The Swedish Research Council awards 12 MSEK to a project that will provide accurate experimental data about the highly excited energy levels of small molecules such as methane, ammonia and acetylene that are of importance in astrophysics. This data will help improve the accuracy of the theoretical models used to interpret the high-temperature spectra of hot-Jupiter exoplanets and other astronomical objects.
Text: Ingrid Söderbergh
Aleksandra Foltynowicz Matyba, associate professor at the Department of Physics at Umeå University.
"It feels wonderful! Actually, I was not on the initial list of recipients and I was already mentally preparing for another round of writing proposals when a few days later I received a message from the Swedish Research Council that someone declined their grant and it is now given to me. I felt euphoric, because this grant is very prestigious and generous and it implies six years of funding that will allow us to concentrate on research," says Aleksandra Foltynowicz Matyba, associate professor at the Department of Physics at Umeå University.

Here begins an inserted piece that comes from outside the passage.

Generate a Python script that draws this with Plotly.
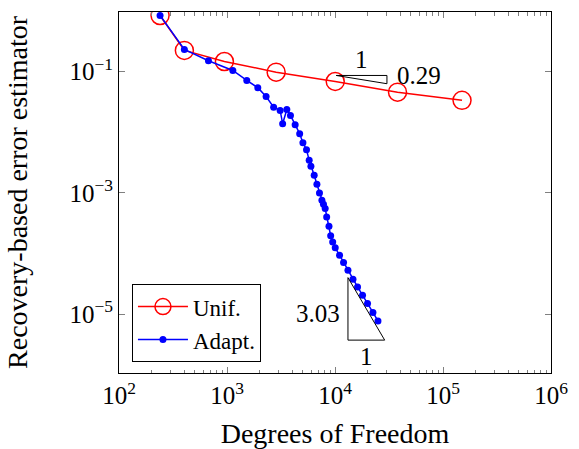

An exoplanet is a planet that orbits a star other than the Sun. Many exoplanets are as large as Jupiter and orbit so close to their stars that their temperature reaches up to 700 degrees Celsius. Even though life as we know it cannot exist on those hot exoplanets, studying them gives us unique insights into our universe.
All information about these objects comes from satellite- and ground-based observations. The observed spectra carry information about the composition and conditions in the exoplanetary atmospheres, photochemistry and planetary formation. To extract it, we need accurate theoretical models of the high-temperature spectra verified by laboratory measurements. Such data is often missing even for the simplest molecules. Our understanding of the molecular structure is limited by the lack of high-precision experimental data about transitions to highly excited levels.
Within this project Aleksandra Foltynowicz-Matyba will measure and assign transitions to highly-excited energy levels of methane, ammonia and acetylene and provide experimental data that will help improve the accuracy of the theoretical models used to interpret the high-temperature spectra. To do this, she will use a technique called double-resonance spectroscopy. In this technique, a high power laser is used to increase the number of molecules in one particular excited energy level. Afterwards, a weaker probe laser is used to measure transitions from this level to higher energy levels.
To detect a large number of transitions Aleksandra will use an optical frequency comb as the probe laser. A frequency comb is a laser whose spectrum consists of hundreds of thousands of evenly spaced lines. This gives broad spectral coverage and high spectral resolution, a combination not available with any other light source.
"The molecular data that our project will provide is currently missing and cannot be obtained with any other technique. In a few years, the NASA’s James Webb Telescope and the European Ariel Space Mission will provide infrared spectra of exoplanetary atmospheres with resolution and sensitivity that much supersede what is currently available. I am excited that we got the chance to contribute to better understanding of these spectra and new scientific discoveries."
Foundation: Swedish Research Council Consolidator Grant Grant: 12 million Swedish crowns for 2021-2026 Project title: Double-resonance spectroscopy of small molecules using an optical frequency comb Project leader: Aleksandra Foltynowicz Matyba, Department of Physics, Umeå University.